1917: Having seen some of the social problems created by World War 1 Melvin Jones, a Chicago businessman, told members of his local business club that they should look beyond their own business issues and do more to help their local communities and those of others around the world.

That led to his club contacting other similar clubs and organisations across the USA and at a meeting of them all on 7th June 2017 the International Association of Lions Clubs was formed.

It’s guiding principle is and remains “unselfish service to others”.  Hence the Lions motto is “We Serve!”

1925: Helen Keller, an American author, political activist, and lecturer and the first deaf-blind person to earn a Bachelor of Arts degree, challenged Lions to become ‘Knights of the Blind’. Lions adopted Sight Conservation and work for the blind as a major service activity which continues to this day.  Just 5 years later Lion George Bonham creates the first ‘white stick’ to aid visually impaired people.

1945: Lions assist in drafting the United Nations Charter and have been part of the NGO section of the UN ever since.

1957: Lions launch youth programs including Leo Clubs, with the aim of encouraging community service & involvement from a young age.
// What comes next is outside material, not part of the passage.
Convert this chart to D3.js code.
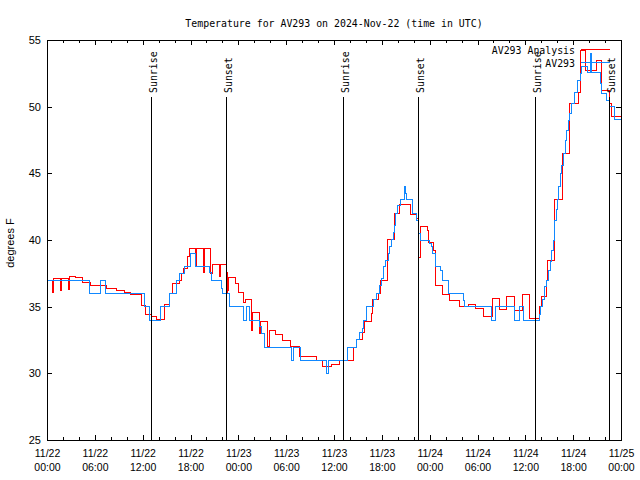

1968: Lions Clubs International Foundation (LCIF) was established. This is Lions helping Lions around the world by assisting with large scale humanitarian projects that are too costly for local Lions clubs to finance on their own.

1987: the constitution of Lions Clubs International was amended to allow women to become members. Women now represent the fastest growing segment of new members.

1990: SightFirst campaign was launched to help restore sight & prevent blindness on a global scale.

2007: the Financial Times ranked LCIF as the best non-governmental organisation worldwide to partner with.

2017: Lions celebrate a century of service. The centennial international convention was held in Chicago where it all started!

Lions today are on a Mission to serve

Our Mission is “to empower volunteers to serve their communities, meet humanitarian needs, encourage peace and promote international understanding through Lions clubs”. Lions Clubs International aims to be a global leader in community & humanitarian service. There are currently 47,000 Lions clubs comprising 1.4 million members in over 200 countries throughout the world.